Pasta and Potatoes with Cabbage

  • 1/2 pound red potatoes
  • 8 ounces dry, shaped pasta (preferably buckwheat or whole wheat)
  • 1 clove garlic, minced
  • 2 tablespoons extra-virgin olive oil
  • 1 small- to medium-sized (or 2 baby heads) green cabbage, cored and shredded
  • 1 tablespoon butter
  • 1/2 cup grated Grana Padano cheese
  • Salt and pepper to taste
Place the potatoes in a large pot and cover with cool water. Add a teaspoon of salt and bring to a boil over medium-high heat. Reduce to a simmer and cook until the potatoes are tender. Scoop them out with a slotted spoon and leave the pot of water on the stove. (Alternatively, you can use leftover cooked potatoes in this recipe.)
Add water to the pot, if necessary, and bring it back to a boil. Stir in the pasta and cook until the pasta is al dente. Scoop out about 1/2 cup of the pasta cooking water and set aside, then drain the pasta.
Meanwhile, heat a very large, wide pan with the olive oil and garlic and cook until the garlic begins to sizzle. Add the cabbage and season with a pinch of salt and pepper. Cook, stirring occasionally, for 2 to 3 minutes, or until cabbage is softened.
Transfer the potatoes and pasta to the pan of cabbage along with the 1/2 cup of the pasta cooking water. Stir in the butter and cheese, toss to combine thoroughly, and taste. Season with salt and pepper if needed. Toss again, and serve immediately.
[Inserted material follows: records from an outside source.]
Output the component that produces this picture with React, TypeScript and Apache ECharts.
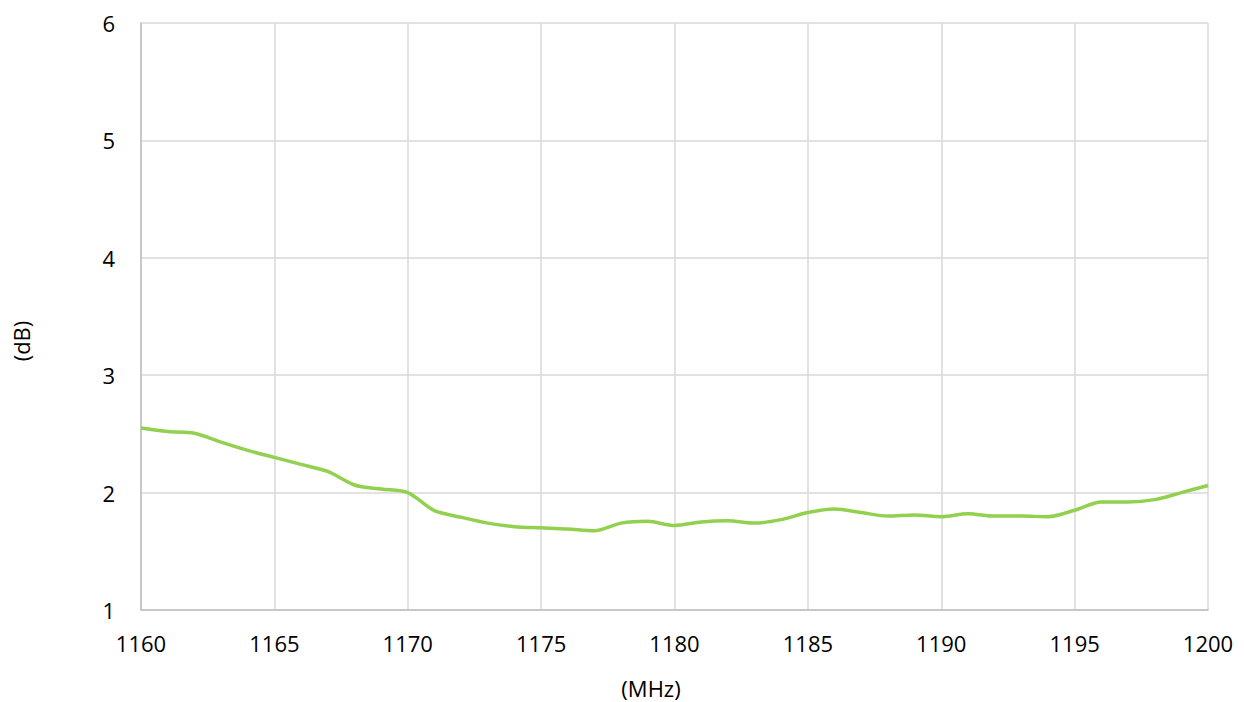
import React, { useEffect, useRef } from "react";
import * as echarts from "echarts";

const freqs = [1160,1161,1162,1163,1164,1165,1166,1167,1168,1169,1170,1171,1172,1173,1174,1175,1176,1177,1178,1179,1180,1181,1182,1183,1184,1185,1186,1187,1188,1189,1190,1191,1192,1193,1194,1195,1196,1197,1198,1199,1200];
const values = [2.55,2.52,2.505,2.43,2.36,2.30,2.24,2.18,2.065,2.03,2.0,1.846,1.79,1.74,1.71,1.70,1.69,1.675,1.74,1.755,1.72,1.75,1.76,1.74,1.77,1.83,1.86,1.83,1.80,1.81,1.795,1.82,1.80,1.80,1.795,1.85,1.92,1.92,1.94,2.0,2.06];
const xName = "(MHz)";
const yName = "(dB)";

export default function App() {
  const ref = useRef<HTMLDivElement>(null);
  useEffect(() => {
    const chart = echarts.init(ref.current!, null, { renderer: "svg" });
    const font = "'Open Sans', 'Liberation Sans', sans-serif";
    chart.setOption({
      animation: false,
      backgroundColor: "#ffffff",
      grid: { left: 141, right: 36, top: 23, bottom: 92 },
      xAxis: {
        type: "value",
        min: 1160,
        max: 1200,
        interval: 5,
        axisLine: { show: true, lineStyle: { color: "#bfbfbf", width: 1.5 } },
        axisTick: { show: false },
        axisLabel: { color: "#000", fontSize: 22, fontFamily: font, margin: 22, formatter: (v: number) => String(v) },
        splitLine: { show: true, lineStyle: { color: "#d9d9d9", width: 1.5 } },
      },
      yAxis: {
        type: "value",
        min: 1,
        max: 6,
        interval: 1,
        axisLine: { show: true, lineStyle: { color: "#bfbfbf", width: 1.5 } },
        axisTick: { show: false },
        axisLabel: { color: "#000", fontSize: 22, fontFamily: font, margin: 26 },
        splitLine: { show: true, lineStyle: { color: "#d9d9d9", width: 1.5 } },
      },
      graphic: [
        {
          type: "text",
          x: 651,
          y: 688,
          style: { text: xName, fill: "#000", font: `22px ${font}`, align: "center", verticalAlign: "middle" },
        },
        {
          type: "text",
          x: 21,
          y: 341,
          rotation: Math.PI / 2,
          style: { text: yName, fill: "#000", font: `22px ${font}`, align: "center", verticalAlign: "middle" },
        },
      ],
      series: [
        {
          type: "line",
          data: freqs.map((f, i) => [f, values[i]]),
          smooth: 0.3,
          showSymbol: false,
          lineStyle: { color: "#92d050", width: 3.5 },
        },
      ],
    });
    return () => chart.dispose();
  }, []);
  return <div ref={ref} style={{ position: "fixed", left: 0, top: 0, width: 1244, height: 702 }} />;
}
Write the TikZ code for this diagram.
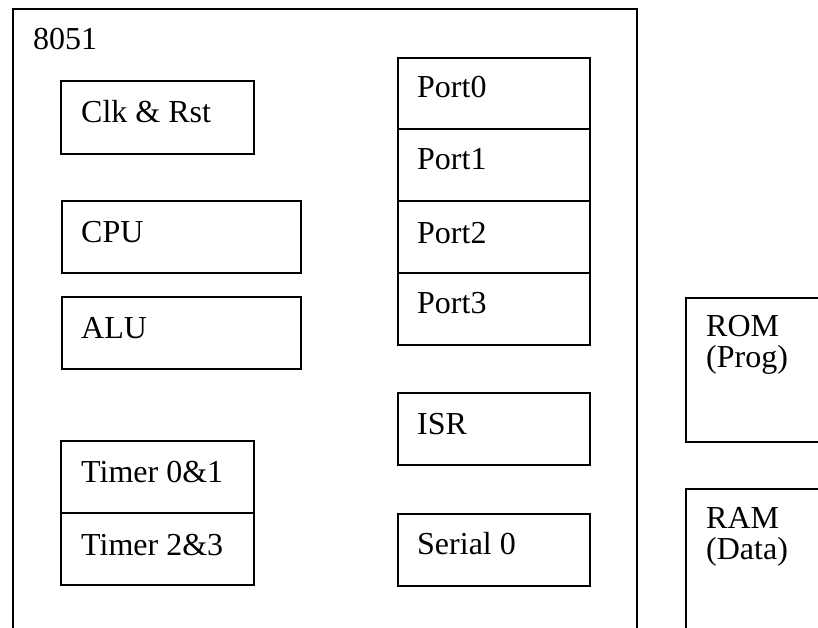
\documentclass[tikz,border=0pt]{standalone}
\usepackage{fontspec}
\setmainfont{Liberation Serif}
\begin{document}
\begin{tikzpicture}[x=1pt,y=-1pt,
  blk/.style={draw=black,line width=1.7pt,rectangle,inner sep=0pt,anchor=north west},
  lbl/.style={anchor=base west,inner sep=0pt,font=\fontsize{32}{32}\selectfont},
  lbl2/.style={anchor=base west,inner sep=0pt,align=left,font=\fontsize{32}{31.5}\selectfont}]
\useasboundingbox (0,0) rectangle (818,628);
\clip (0,0) rectangle (818,628);
% outer chip outline
\coordinate (obl) at (13,640);
\coordinate (otl) at (13,9);
\coordinate (otr) at (637,9);
\coordinate (obr) at (637,640);
\draw[line width=1.7pt] (obl) -- (otl) -- (otr) -- (obr);
\node[lbl] (chip) at (33,50) {8051};
% left column
\node[blk,minimum width=193pt,minimum height=73pt] (clk) at (60,80) {};
\node[blk,minimum width=239pt,minimum height=72pt] (cpu) at (61,200) {};
\node[blk,minimum width=239pt,minimum height=72pt] (alu) at (61,296) {};
\node[blk,minimum width=193pt,minimum height=72pt] (t01) at (60,440) {};
\node[blk,minimum width=193pt,minimum height=72pt] (t23) at (60,512) {};
\node[lbl] at ([xshift=21pt,yshift=-43pt]clk.north west) {Clk \& Rst};
\node[lbl] at ([xshift=20pt,yshift=-42pt]cpu.north west) {CPU};
\node[lbl] at ([xshift=20pt,yshift=-42pt]alu.north west) {ALU};
\node[lbl] at ([xshift=21pt,yshift=-42pt]t01.north west) {Timer 0\&1};
\node[lbl] at ([xshift=21pt,yshift=-43pt]t23.north west) {Timer 2\&3};
% right column
\node[blk,minimum width=192pt,minimum height=71pt] (p0) at (397,57) {};
\node[blk,minimum width=192pt,minimum height=72pt] (p1) at (397,128) {};
\node[blk,minimum width=192pt,minimum height=72pt] (p2) at (397,200) {};
\node[blk,minimum width=192pt,minimum height=72pt] (p3) at (397,272) {};
\node[blk,minimum width=192pt,minimum height=72pt] (isr) at (397,392) {};
\node[blk,minimum width=192pt,minimum height=72pt] (ser) at (397,513) {};
\node[lbl] at ([xshift=20pt,yshift=-41pt]p0.north west) {Port0};
\node[lbl] at ([xshift=20pt,yshift=-42pt]p1.north west) {Port1};
\node[lbl] at ([xshift=20pt,yshift=-43pt]p2.north west) {Port2};
\node[lbl] at ([xshift=20pt,yshift=-41pt]p3.north west) {Port3};
\node[lbl] at ([xshift=20pt,yshift=-42pt]isr.north west) {ISR};
\node[lbl] at ([xshift=20pt,yshift=-41pt]ser.north west) {Serial 0};
% memories outside the chip
\node[blk,minimum width=160pt,minimum height=144pt] (rom) at (685,297) {};
\node[blk,minimum width=160pt,minimum height=180pt] (ram) at (685,488) {};
\node[lbl2] at ([xshift=21pt,yshift=-70.5pt]rom.north west) {ROM\\(Prog)};
\node[lbl2] at ([xshift=21pt,yshift=-71.5pt]ram.north west) {RAM\\(Data)};
\end{tikzpicture}
\end{document}
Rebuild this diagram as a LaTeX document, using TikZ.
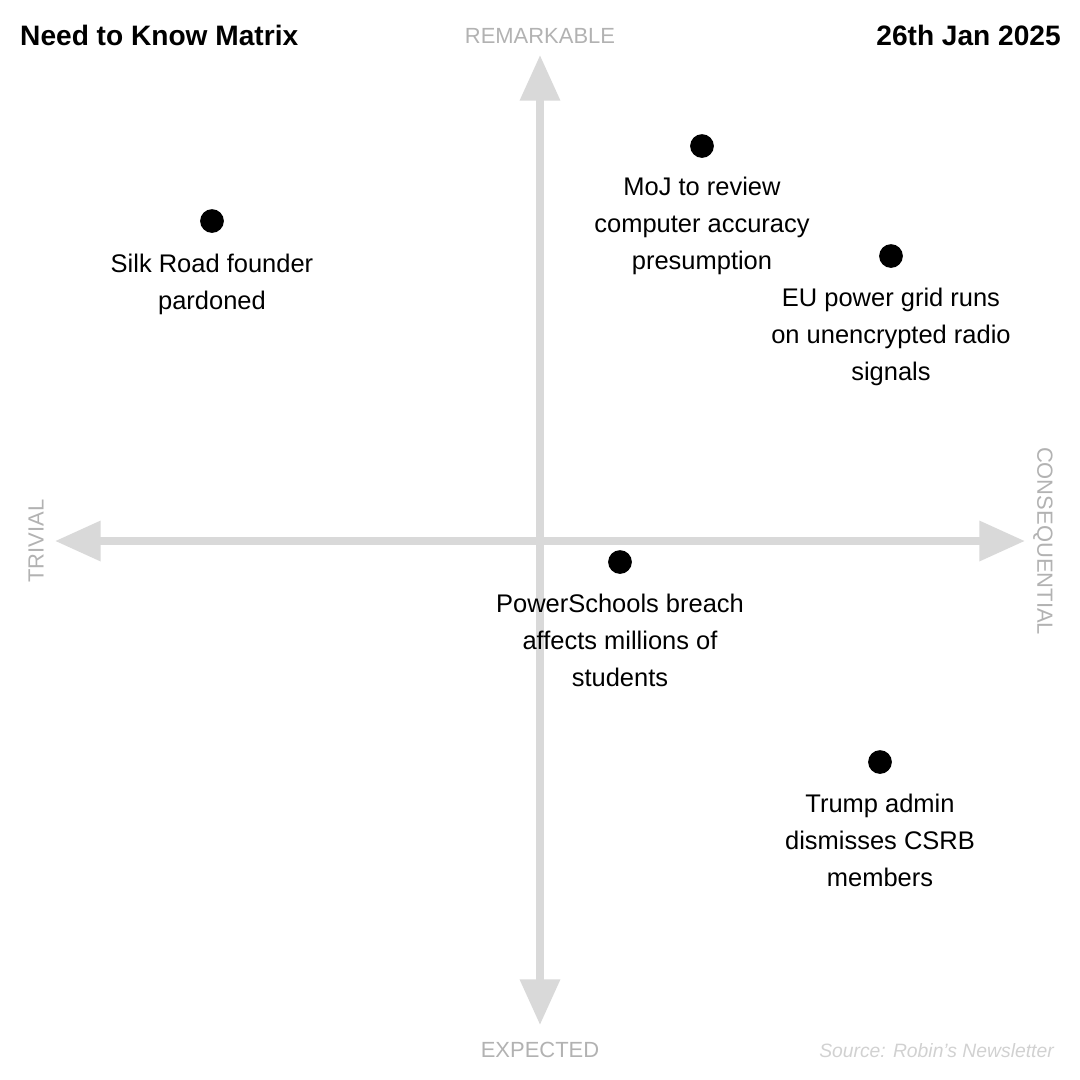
\documentclass[tikz,border=0pt]{standalone}
\usepackage{fontspec}
\setmainfont{Liberation Sans}
\usetikzlibrary{arrows.meta}
\tikzset{
  axis/.style={line width=4.5pt,draw=black!15,-{Triangle[length=26pt,width=22pt]}},
  axislabel/.style={text=black!30,font=\fontsize{12.5}{14}\selectfont},
  item/.style={circle,fill=black,inner sep=0pt,minimum size=13.5pt},
  itemlabel/.style={anchor=north,align=center,font=\fontsize{14.5}{21}\selectfont,inner sep=0pt}
}
\begin{document}
\begin{tikzpicture}[x=0.02cm,y=-0.02cm]
\useasboundingbox (0,0) rectangle (1080,1080);
% axes
\coordinate (o) at (540,541);
\coordinate (l) at (55,541);
\coordinate (r) at (1025,541);
\coordinate (t) at (540,55);
\coordinate (b) at (540,1025);
\draw[axis] (o) -- (r);
\draw[axis] (o) -- (l);
\draw[axis] (o) -- (t);
\draw[axis] (o) -- (b);
\node[axislabel] (rem) at (540,36) {REMARKABLE};
\node[axislabel] (exp) at (540,1050) {EXPECTED};
\node[axislabel,rotate=90] (triv) at (36,541) {TRIVIAL};
\node[axislabel,rotate=-90] (cons) at (1043,541) {CONSEQUENTIAL};
% titles
\node[anchor=west,font=\fontsize{16}{18}\selectfont\bfseries] (title) at (14,35) {Need to Know Matrix};
\node[anchor=east,font=\fontsize{16}{18}\selectfont\bfseries] (date) at (1067,35) {26th Jan 2025};
\node[anchor=east,text=black!18,font=\fontsize{11}{13}\selectfont\itshape] (src) at (1060,1051) {Source: Robin’s Newsletter};
% items
\node[item] (silk) at (212,221) {};
\node[itemlabel] at (212,254) {Silk Road founder\\pardoned};
\node[item] (moj) at (702,146) {};
\node[itemlabel] at (702,177) {MoJ to review\\computer accuracy\\presumption};
\node[item] (eu) at (891,256) {};
\node[itemlabel] at (891,288) {EU power grid runs\\on unencrypted radio\\signals};
\node[item] (ps) at (620,562) {};
\node[itemlabel] at (620,594) {PowerSchools breach\\affects millions of\\students};
\node[item] (trump) at (880,762) {};
\node[itemlabel] at (880,794) {Trump admin\\dismisses CSRB\\members};
\end{tikzpicture}
\end{document}
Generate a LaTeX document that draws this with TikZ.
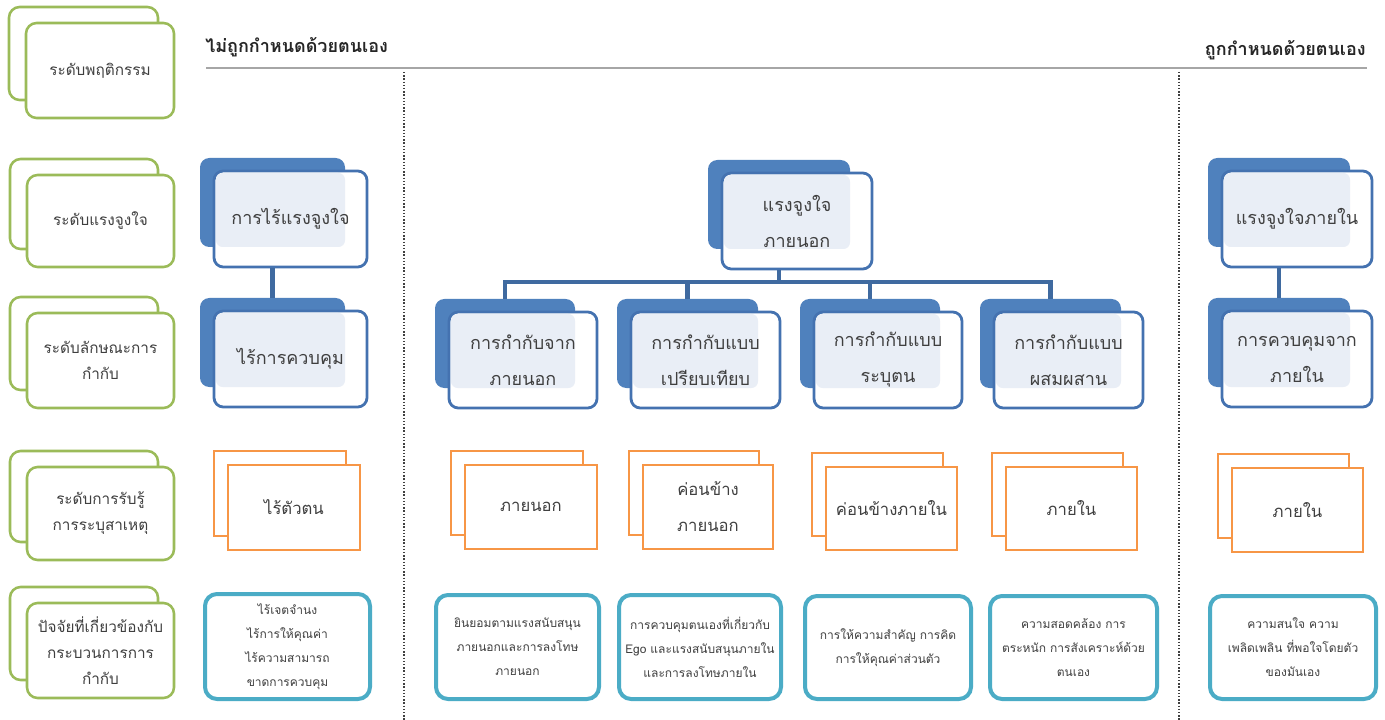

Watermelon Radish with Ginger Dip

  • ½ inch of ginger, grated
  • 2 cloves of minced garlic
  • 3 tablespoons white miso
  • 2 tablespoons rice vinegar (or brown rice vinegar)
  • 2 tablespoons mirin (Japanese rice wine)
  • 1 table spoon Dijon mustard
  • ½ teaspoon ground mustard seed
  • 1 tablespoon tamari
  • 2 tablespoons water
 **Dip will be available to sample at CSA pickup. Recipe courtesy of Shareholder Tanya Rotenberg

Herby Black Rice Salad with Radishes and Ricotta Salata

  • ¼ cup olive oil
  • 2 tablespoons Sherry vinegar or red wine vinegar
  • Kosher salt and freshly ground black pepper
Salad And Assembly:
  • 1 cup black rice
  • Kosher salt
  • 2 cups mixed radishes, sliced, quartered
  • Freshly ground black pepper
  • 2 ounces ricotta salata (salted dry ricotta), thinly sliced
  • ¼ cup chopped unsalted, roasted almonds
  • ¼ cup chopped fresh dill
  • 2 tablespoons chopped fresh chives
Combine oil and vinegar in a small airtight container; cover and shake well. Season with salt and pepper.
Do Ahead: Vinaigrette can be made 3 days ahead; chill.
Salad And Assembly:
Combine rice and 1¾ cups water in a medium saucepan; season with salt. Bring to a boil on stove over high. Reduce heat, cover saucepan, and simmer until rice is tender and liquid is absorbed, 45–50 minutes. Remove from heat, fluff rice, and let sit, covered, 10 minutes. Let cool.
Just before serving, toss rice and radishes with dressing in a large bowl; season with salt and pepper. Add ricotta salata, almonds, dill, and chives and toss.